4. Even though that's all that we really need to say, for the sake of completeness, let's consider some other permutations of this issue.
Do 4-point Calvinists think everyone has a duty to believe the gospel? What about people who died before the atonement? What about people who lived and died outside the pale of the gospel? Are they culpable for failing to believe a gospel they never had a chance to hear? Are they culpable for failing to believe in the atonement before it took place? In principle, a 4-point Calvinist could answer that in either, or both, of two different ways:
i) No, people in general are not obligated to believe the gospel. Not believing the gospel is only blameworthy if you heard it, but disbelieve it. Or, perhaps, not believing the gospel is culpable if you failed to take advantage of opportunities to hear it.
If so, that's a significant concession. Duty-faith is not a universal duty. God can justly condemn sinners apart from failure to believe the gospel.
But in that event, universal atonement is hardly a necessary condition for divine condemnation. So a 5-point Calvinist could agree with the negative answer of the 4-point Calvinist, and redeploy that answer to defend the consistency of limited atonement with God's judgment of the reprobate.
ii) Yes, everyone is obligated to believe the gospel, although in some cases that's a counterfactual duty. If God had given that person the opportunity to hear the gospel, then he'd be obligated to believe it, and blameworthy for failing to do so.
But in that event, a 5-point Calvinist can resort to a counterfactual defense of limited atonement. If, in a possible world, the same person believes the gospel who was reprobate in this world, Christ would have died for him in that alternate scenario. In this world he is reprobate, but in that possible world, he's elect (and redeemed). If, in an alternate timeline, he were to believe the gospel, then Christ atoned for him in that alternate timeline.
5. Finally, we can be obliged to believe things we're not party to:
i) For instance, suppose a judge hears a case about breach of contract. The judge isn't party to the contract. Rather, the plaintiff and the defendant are the contractual parties. Yet the judge is obligated to believe certain truths about the contract. It's his duty to rule on the law and the facts of the case.

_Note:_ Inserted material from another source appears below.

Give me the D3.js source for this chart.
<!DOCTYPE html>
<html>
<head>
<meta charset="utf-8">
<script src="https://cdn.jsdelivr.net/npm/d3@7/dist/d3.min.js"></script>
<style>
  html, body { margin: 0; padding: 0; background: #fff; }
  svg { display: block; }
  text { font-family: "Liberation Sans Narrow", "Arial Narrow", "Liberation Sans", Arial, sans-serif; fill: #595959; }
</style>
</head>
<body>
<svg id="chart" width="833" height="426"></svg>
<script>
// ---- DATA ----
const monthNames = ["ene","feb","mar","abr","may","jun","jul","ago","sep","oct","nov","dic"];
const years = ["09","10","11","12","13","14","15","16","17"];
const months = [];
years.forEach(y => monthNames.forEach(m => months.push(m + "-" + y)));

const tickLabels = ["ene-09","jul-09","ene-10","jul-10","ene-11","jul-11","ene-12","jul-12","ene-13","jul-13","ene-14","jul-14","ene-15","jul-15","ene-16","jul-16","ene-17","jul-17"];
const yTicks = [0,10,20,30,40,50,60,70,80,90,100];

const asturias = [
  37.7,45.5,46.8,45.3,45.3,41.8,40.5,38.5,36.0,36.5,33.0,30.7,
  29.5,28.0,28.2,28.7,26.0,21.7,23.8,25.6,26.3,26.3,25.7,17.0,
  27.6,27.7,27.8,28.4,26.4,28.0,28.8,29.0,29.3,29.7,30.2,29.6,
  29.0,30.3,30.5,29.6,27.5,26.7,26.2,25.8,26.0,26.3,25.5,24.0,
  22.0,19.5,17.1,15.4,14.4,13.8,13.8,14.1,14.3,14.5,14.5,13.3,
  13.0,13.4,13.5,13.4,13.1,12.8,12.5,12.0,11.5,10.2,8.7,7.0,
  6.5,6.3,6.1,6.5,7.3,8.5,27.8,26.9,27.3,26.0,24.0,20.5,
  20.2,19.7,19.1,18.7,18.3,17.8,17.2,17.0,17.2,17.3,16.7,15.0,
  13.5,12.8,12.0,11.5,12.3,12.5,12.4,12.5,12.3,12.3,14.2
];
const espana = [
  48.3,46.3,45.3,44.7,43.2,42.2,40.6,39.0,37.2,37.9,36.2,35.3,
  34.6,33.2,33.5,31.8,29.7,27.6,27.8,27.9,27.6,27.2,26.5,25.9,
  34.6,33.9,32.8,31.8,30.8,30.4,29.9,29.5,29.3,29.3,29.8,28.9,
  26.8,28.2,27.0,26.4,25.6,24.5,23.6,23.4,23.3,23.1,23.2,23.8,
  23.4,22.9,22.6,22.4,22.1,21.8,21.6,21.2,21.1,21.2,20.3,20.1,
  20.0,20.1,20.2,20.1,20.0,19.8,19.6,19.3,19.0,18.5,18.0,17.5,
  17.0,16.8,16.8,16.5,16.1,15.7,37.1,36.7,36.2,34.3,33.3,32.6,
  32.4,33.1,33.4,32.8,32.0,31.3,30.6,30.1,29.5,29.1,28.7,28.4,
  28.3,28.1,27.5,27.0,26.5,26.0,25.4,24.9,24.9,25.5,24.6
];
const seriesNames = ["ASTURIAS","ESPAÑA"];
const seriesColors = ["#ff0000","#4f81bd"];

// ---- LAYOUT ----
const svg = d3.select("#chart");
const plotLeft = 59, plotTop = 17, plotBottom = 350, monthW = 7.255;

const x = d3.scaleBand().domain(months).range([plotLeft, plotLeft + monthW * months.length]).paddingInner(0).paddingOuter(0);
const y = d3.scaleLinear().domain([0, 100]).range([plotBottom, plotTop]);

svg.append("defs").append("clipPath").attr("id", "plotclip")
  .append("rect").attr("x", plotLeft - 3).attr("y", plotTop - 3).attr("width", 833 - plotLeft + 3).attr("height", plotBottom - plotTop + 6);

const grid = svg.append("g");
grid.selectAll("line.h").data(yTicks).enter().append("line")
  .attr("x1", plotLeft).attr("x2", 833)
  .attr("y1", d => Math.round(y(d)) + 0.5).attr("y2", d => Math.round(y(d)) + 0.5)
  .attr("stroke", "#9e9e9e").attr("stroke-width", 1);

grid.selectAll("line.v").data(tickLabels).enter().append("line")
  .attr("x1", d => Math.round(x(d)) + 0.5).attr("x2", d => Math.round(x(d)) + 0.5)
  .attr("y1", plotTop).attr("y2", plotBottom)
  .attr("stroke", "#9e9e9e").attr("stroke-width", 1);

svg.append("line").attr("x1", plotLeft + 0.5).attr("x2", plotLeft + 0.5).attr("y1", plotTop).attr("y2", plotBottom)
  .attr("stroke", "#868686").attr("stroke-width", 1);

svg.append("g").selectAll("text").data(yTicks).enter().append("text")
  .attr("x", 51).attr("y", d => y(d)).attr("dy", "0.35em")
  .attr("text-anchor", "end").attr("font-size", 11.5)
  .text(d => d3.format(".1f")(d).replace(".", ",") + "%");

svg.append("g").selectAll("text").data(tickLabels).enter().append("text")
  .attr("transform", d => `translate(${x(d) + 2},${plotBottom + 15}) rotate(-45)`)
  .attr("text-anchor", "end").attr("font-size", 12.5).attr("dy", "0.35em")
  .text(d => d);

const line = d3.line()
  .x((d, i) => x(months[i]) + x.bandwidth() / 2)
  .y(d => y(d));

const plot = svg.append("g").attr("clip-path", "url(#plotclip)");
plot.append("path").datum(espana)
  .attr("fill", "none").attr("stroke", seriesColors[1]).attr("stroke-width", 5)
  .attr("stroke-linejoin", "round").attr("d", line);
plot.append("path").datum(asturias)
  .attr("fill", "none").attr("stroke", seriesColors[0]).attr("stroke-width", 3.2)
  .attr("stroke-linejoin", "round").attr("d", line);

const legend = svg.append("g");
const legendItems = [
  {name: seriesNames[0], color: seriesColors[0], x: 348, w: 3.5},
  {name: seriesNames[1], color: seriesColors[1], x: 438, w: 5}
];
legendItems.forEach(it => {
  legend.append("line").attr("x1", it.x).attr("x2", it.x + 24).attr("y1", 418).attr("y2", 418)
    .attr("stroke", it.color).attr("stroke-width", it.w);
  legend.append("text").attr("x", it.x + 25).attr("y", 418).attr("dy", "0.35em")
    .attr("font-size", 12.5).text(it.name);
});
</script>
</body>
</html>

ii) Suppose a Martian heard St. John preaching the gospel. Jesus didn't die to make atonement for Martians. Suppose Martians are sinless.

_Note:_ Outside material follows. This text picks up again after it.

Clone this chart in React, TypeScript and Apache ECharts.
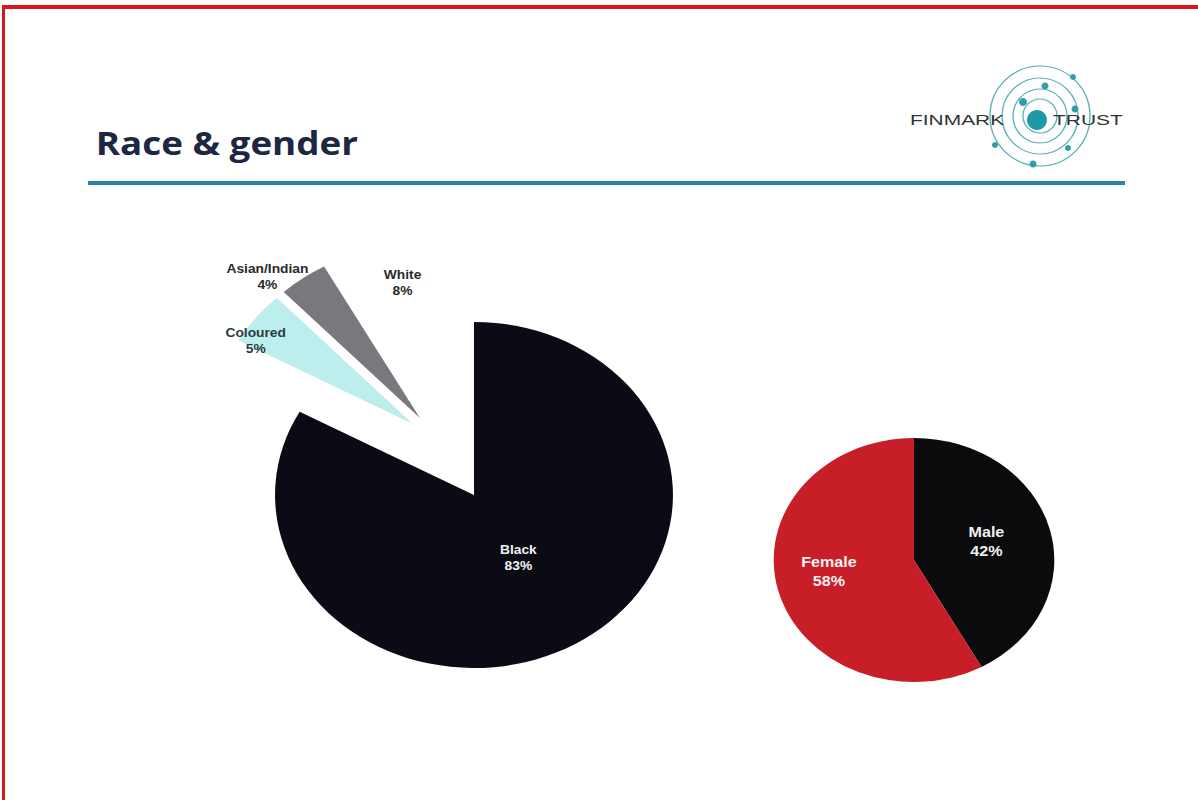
import React, { useEffect, useRef } from "react";
import * as echarts from "echarts";

// ---- data ----
const raceCategories = ["Black", "Coloured", "Asian/Indian", "White"];
const raceValues = [83, 5, 4, 8];
const raceColors = ["#0b0b16", "#bdeeee", "#78787e", "#ffffff"];
const raceLabelColors = ["#f2f2f2", "#2b3a40", "#2a2a2a", "#2a2a2a"];
const raceExploded = [false, true, true, true];

const genderCategories = ["Male", "Female"];
const genderValues = [42, 58];
const genderColors = ["#0b0b0d", "#c81e28"];

const titleText = "Race & gender";

// horizontal stretch of the original slide picture
const SX = 1.15;
const W = 1198;
const H = 800;
const CW = Math.round(W / SX);

// label nudges (chart units) relative to the library's "inside" label position
const labelNudge: Record<string, [number, number]> = {
  Black: [-7, -14],
  Coloured: [-66, -28],
  "Asian/Indian": [-80, -69],
  White: [-3, -44],
  Male: [1, -3],
  Female: [-12, -5],
};

export default function App() {
  const ref = useRef<HTMLDivElement>(null);

  useEffect(() => {
    if (!ref.current) return;
    const chart = echarts.init(ref.current, undefined, { renderer: "svg" });

    const rx = (x: number) => x / SX;

    // main body (not exploded) and exploded group share the same values
    const raceDataFor = (exploded: boolean) =>
      raceCategories.map((name, i) => {
        const visible = raceExploded[i] === exploded;
        return {
          name,
          value: raceValues[i],
          selected: exploded && visible,
          itemStyle: { color: visible ? raceColors[i] : "rgba(0,0,0,0)" },
          label: { show: visible, color: raceLabelColors[i] },
        };
      });
    const genderData = genderCategories.map((name, i) => ({
      name,
      value: genderValues[i],
      itemStyle: { color: genderColors[i] },
    }));

    const teal = "#2f9fa8";
    const dots: [number, number, number][] = [
      [1073, 77, 3],
      [1045, 86, 3.5],
      [1023, 102, 4],
      [1075, 109, 3.5],
      [995, 145, 3],
      [1068, 148, 3],
      [1033, 164, 3.5],
    ];
    const rings = [17, 27, 38, 50];

    const raceCenter = [rx(474), 495];
    const explodeShift = [-29.4, -52.7];

    const raceLabel = {
      show: true,
      position: "inside",
      formatter: "{b}\n{c}%",
      fontFamily: "Liberation Sans",
      fontWeight: "bold",
      fontSize: 12,
      lineHeight: 16,
    };
    const raceLayout = (p: any) => {
      const n = labelNudge[raceCategories[p.dataIndex]] || [0, 0];
      return { dx: n[0], dy: n[1] };
    };

    chart.setOption({
      animation: false,
      backgroundColor: "#ffffff",
      title: {
        text: titleText,
        left: rx(90),
        top: 121,
        textStyle: {
          fontFamily: "Open Sans",
          fontWeight: "bold",
          fontSize: 32,
          color: "#1d2743",
        },
      },
      graphic: [
        // slide frame
        { type: "rect", shape: { x: rx(3), y: 5, width: CW, height: 4 }, style: { fill: "#d8171d" } },
        { type: "rect", shape: { x: rx(2), y: 5, width: rx(3), height: H }, style: { fill: "#d8171d" } },
        // title underline
        { type: "rect", shape: { x: rx(88), y: 181, width: rx(1125 - 88), height: 4 }, style: { fill: "#2784b0" } },
        // logo
        ...rings.map((r) => ({
          type: "ellipse",
          shape: { cx: rx(1040), cy: 116, rx: rx(r), ry: r },
          style: { fill: "none", stroke: teal, lineWidth: 1.2, opacity: 0.8 },
        })),
        {
          type: "ellipse",
          shape: { cx: rx(1037), cy: 120, rx: rx(10), ry: 10 },
          style: { fill: "#1d9aa6" },
        },
        ...dots.map(([x, y, r]) => ({
          type: "ellipse",
          shape: { cx: rx(x), cy: y, rx: rx(r), ry: r },
          style: { fill: teal },
        })),
        {
          type: "text",
          x: rx(910),
          y: 120,
          style: {
            text: "FINMARK",
            fontFamily: "Liberation Sans",
            fontSize: 14,
            fill: "#333333",
            textVerticalAlign: "middle",
          },
          scaleX: 1.3,
        },
        {
          type: "text",
          x: rx(1053),
          y: 120,
          style: {
            text: "TRUST",
            fontFamily: "Liberation Sans",
            fontSize: 14,
            fill: "#333333",
            textVerticalAlign: "middle",
          },
          scaleX: 1.3,
        },
      ],
      series: [
        {
          type: "pie",
          name: "Race",
          center: raceCenter,
          radius: 173,
          startAngle: 90,
          clockwise: true,
          silent: true,
          avoidLabelOverlap: false,
          emphasis: { disabled: true },
          label: raceLabel,
          labelLine: { show: false },
          labelLayout: raceLayout,
          data: raceDataFor(false),
        },
        {
          type: "pie",
          name: "Race (exploded)",
          center: [raceCenter[0] + explodeShift[0], raceCenter[1] + explodeShift[1]],
          radius: 173,
          startAngle: 90,
          clockwise: true,
          selectedMode: "multiple",
          selectedOffset: 30,
          select: { itemStyle: {} },
          avoidLabelOverlap: false,
          emphasis: { disabled: true },
          label: raceLabel,
          labelLine: { show: false },
          labelLayout: raceLayout,
          data: raceDataFor(true),
        },
        {
          type: "pie",
          name: "Gender",
          center: [rx(914), 560],
          radius: 122,
          startAngle: 90,
          clockwise: true,
          silent: true,
          emphasis: { disabled: true },
          avoidLabelOverlap: false,
          label: {
            show: true,
            position: "inside",
            formatter: "{b}\n{c}%",
            fontFamily: "Liberation Sans",
            fontWeight: "bold",
            fontSize: 14,
            lineHeight: 19,
            color: "#f0f0f0",
          },
          labelLine: { show: false },
          labelLayout: (p: any) => {
            const n = labelNudge[genderCategories[p.dataIndex]] || [0, 0];
            return { dx: n[0], dy: n[1] };
          },
          data: genderData,
        },
      ],
    });

    return () => chart.dispose();
  }, []);

  return (
    <div
      style={{
        position: "absolute",
        left: 0,
        top: 0,
        width: W,
        height: H,
        overflow: "hidden",
        background: "#ffffff",
      }}
    >
      <div
        ref={ref}
        style={{
          width: CW,
          height: H,
          transform: `scaleX(${SX})`,
          transformOrigin: "0 0",
        }}
      />
    </div>
  );
}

So the terms of the gospel are irrelevant to a Martian. The offer of the gospel is not a promise to Martians.
Even so, our hypothetical Martian is still obliged to believe certain things about the gospel. If the gospel is true, then he has a duty to believe it's true.

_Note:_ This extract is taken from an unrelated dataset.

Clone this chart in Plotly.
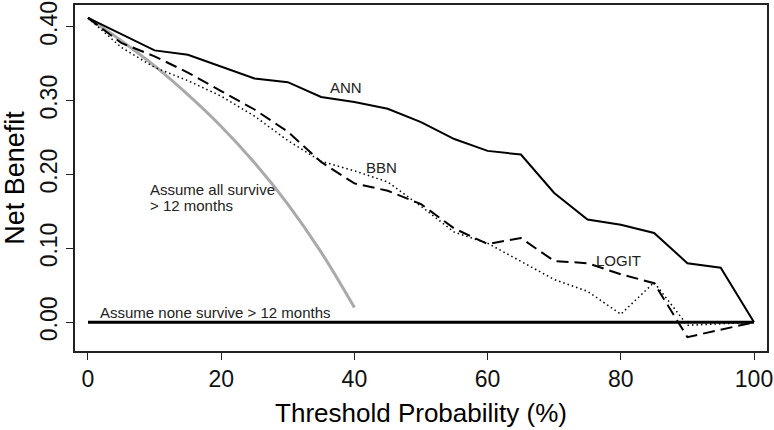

iii) Likewise, suppose I'm reprobate. Suppose Jesus didn't make atonement for me.
Yet there can still be truths regarding the gospel that I'm obligated to believe. It's true that no one can be saved apart from the atonement. It is my duty to believe that, even if I'm excluded from the atonement. I can have an obligation to believe certain truths concerning the redemptive death of Christ regardless of whether he died to redeem me. Those are two distinct issues.
6. Now, a 4-point Calvinist might complain that a 5-point Calvinist has to introduce finespun qualifications to make limited atonement consistent with the universal offer–qualifications that are unnecessary for a 4-point Calvinist. These are gratuitous complications, made necessary by commitment to limited atonement.
However, 4-point Calvinism has its own complications. It must qualify its position to make it consistent with the fact that the offer of the gospel is not universal in time and space. In what, sense, then, is there a duty to believe it? In what sense is that a precondition for divine judgment? Likewise, the 4-point Calvinist must qualify his position to make it consistent with limited election.
Therefore, both positions have complications. Indeed, 4-point Calvinism has some complications that 5-point Calvinism avoids. The distinctives of each position give rise to corresponding caveats.